My sleepy-eyed child walked into the kitchen a few mornings ago and asked for scrambled eggs. I had to let this famished child know I wouldn’t make scrambled eggs because I already had a bacon, apple, and cheddar frittata in the oven—and it would be ready in 15 minutes.

After a little bit of arguing, begging, and crying (none of it on my part), I was informed, "You're not my real mom. If you were, you'd care about me."

The whole time, while I’m trying not to laugh, I’m thinking, “Oh good golly, I’m making you bacon! What part of bacon with the eggs don’t you fully grasp?”

The 15 minutes took an eternity—as did the stubborn minutes of pouting before hunger won out. Eventually the child ate and even went back for a second piece.

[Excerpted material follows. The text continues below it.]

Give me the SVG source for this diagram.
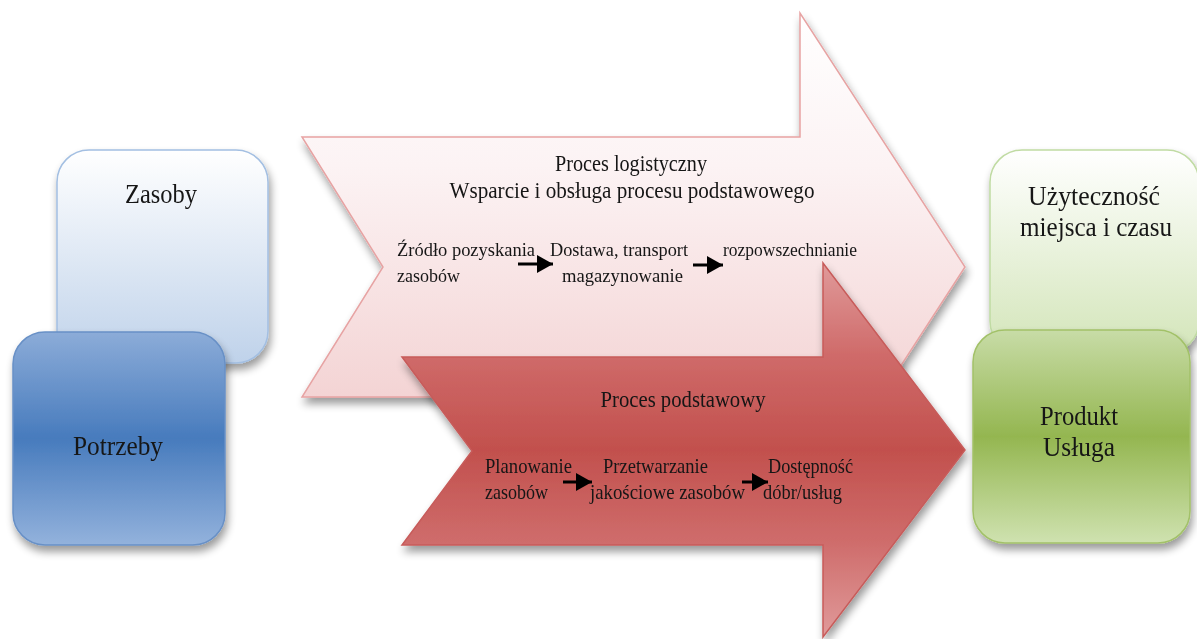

As I did a little bit of a smug, internal I-told-you-so, the Holy Spirit did His own quiet and gentle Hmm-does-this-remind-you-of-anyone? Hmm . . . maybe it does. How often have I been willing to settle (and even whine about) a proverbial plate of scrambled eggs, while God has a bacon frittata almost ready for me.

At time I have thought that God must not care for me because my plan, which often includes immediate relief, peace, and happiness, doesn’t seem to be his plan, which often includes discipline, refining, and waiting.

I can always look back and testify how God worked in every situation, but in the middle of it? (Like right now as my family is planning to move across the country, change jobs and schools and lives, and settle in a new city?)

Well, I forget to trust the words of Isaiah 64:3,4: “For when you did awesome things that we did not expect, you came down, and the mountains trembled before you. Since ancient times no one has heard, no ear has perceived, no eye has seen any God besides you, who acts on behalf of those who wait for him.”

God does awesome things, and He acts on my behalf—in his time. I’m still learning. And so are my kids.